Et pourtant, en dépit de la pénurie généralisée, le paysan vietnamien doit en plus produire pour nourrir le grand frère soviétique en fruits et légumes en contrepartie de l’aide accordée par l’URSS, aide employée exclusivement à entretenir les cadres du Parti et une colossale armée, la 4ème du monde avec son 1,5 million d’effectif et un équipement ultra-moderne. Non contente d’exiger ce remboursement en nature, l’URSS réclame encore une compensation en labeur humain, et chaque année, en application des accords passés entre Moscou et Hanoï comme celui de décembre 1983 qui fait mention d’une main-d’œuvre de 50 000 personnes, chaque mois des cargaisons entières de manœuvres sont déportées dans les pays de l’Est, jusqu’en Sibérie, pour la plus grande gloire du marxisme-léninisme.

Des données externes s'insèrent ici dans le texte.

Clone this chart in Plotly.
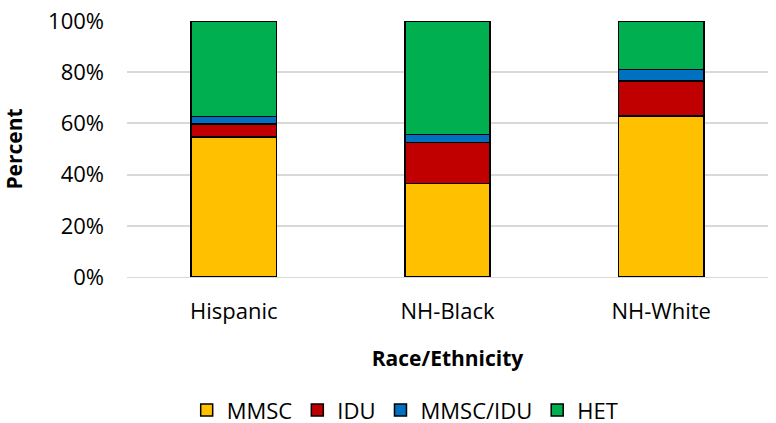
import plotly.graph_objects as go

categories = ["Hispanic", "NH-Black", "NH-White"]
series_names = ["MMSC", "IDU", "MMSC/IDU", "HET"]
mmsc = [54.6, 36.5, 62.9]
idu = [5.2, 16.0, 13.7]
mmsc_idu = [2.8, 3.2, 4.5]
het = [37.4, 44.3, 18.9]
colors = ["#FFC000", "#C00000", "#0070C0", "#00B050"]
y_ticks = [0, 20, 40, 60, 80, 100]
y_tick_labels = ["0%", "20%", "40%", "60%", "80%", "100%"]

FONT = "Open Sans"
FS = 22
TFS = 21

fig = go.Figure()
for name, vals, col in zip(series_names, [mmsc, idu, mmsc_idu, het], colors):
    fig.add_trace(go.Bar(
        name=name, x=categories, y=vals,
        marker=dict(color=col, line=dict(color="black", width=1.5)),
    ))

fig.update_layout(
    barmode="stack",
    bargap=0.6,
    width=776, height=423,
    margin=dict(l=127, r=8, t=21, b=146, autoexpand=False),
    paper_bgcolor="white", plot_bgcolor="white",
    font=dict(family=FONT, size=FS, color="black"),
    legend=dict(orientation="h", x=0.434, xanchor="center", y=-0.52, yanchor="middle",
                font=dict(size=FS, family=FONT), itemwidth=30, traceorder="normal"),
    xaxis=dict(
        title=dict(text="<b>Race/Ethnicity</b>", font=dict(size=TFS, family=FONT), standoff=26),
        showline=True, linecolor="#d9d9d9", linewidth=1,
        ticks="", ticklabelstandoff=15,
        tickfont=dict(size=FS, family=FONT),
    ),
    yaxis=dict(
        title=dict(text="<b>Percent</b>", font=dict(size=TFS, family=FONT), standoff=25),
        range=[0, 100], tickvals=y_ticks, ticktext=y_tick_labels,
        showgrid=True, gridcolor="#d9d9d9", gridwidth=1.5,
        zeroline=False, ticks="", ticklabelstandoff=22,
        ticklabeloverflow="allow",
        tickfont=dict(size=FS, family=FONT),
    ),
)

fig.write_html("out.html", config={"displayModeBar": False},
               post_script="document.body.style.margin='0';")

Devant des violations aussi flagrantes des Droits de l’homme, devant les malheurs insurmontables des peuples tombés sous le joug communiste, nous tous qui sommes épris de liberté et avons le privilège d’en jouir, nous n’avons d’autre choix que de manifester notre solidarité avec les résistants de l’intérieur, de leur apporter notre soutien moral et si possible financier, bref, en conjuguant nos efforts, d’œuvrer de toutes nos forces à la chute des oppresseurs. Comme le stipule l’article 35 de la Déclaration dé Droits de l’homme de 1793, revendiquons pour les peuples opprimés le droit à l’insurrection car « quand le gouvernement viole le droit des peuples, l’insurrection est pour le peuple et chaque portion du peuple le plus sacré des droits et le plus indispensable des devoirs ». Que les régimes totalitaires tombent pour céder la place à une véritable démocratie, tel est notre vœu de nouvel an pour le Vietnam et pour tous les pays souffrant de la tyrannie.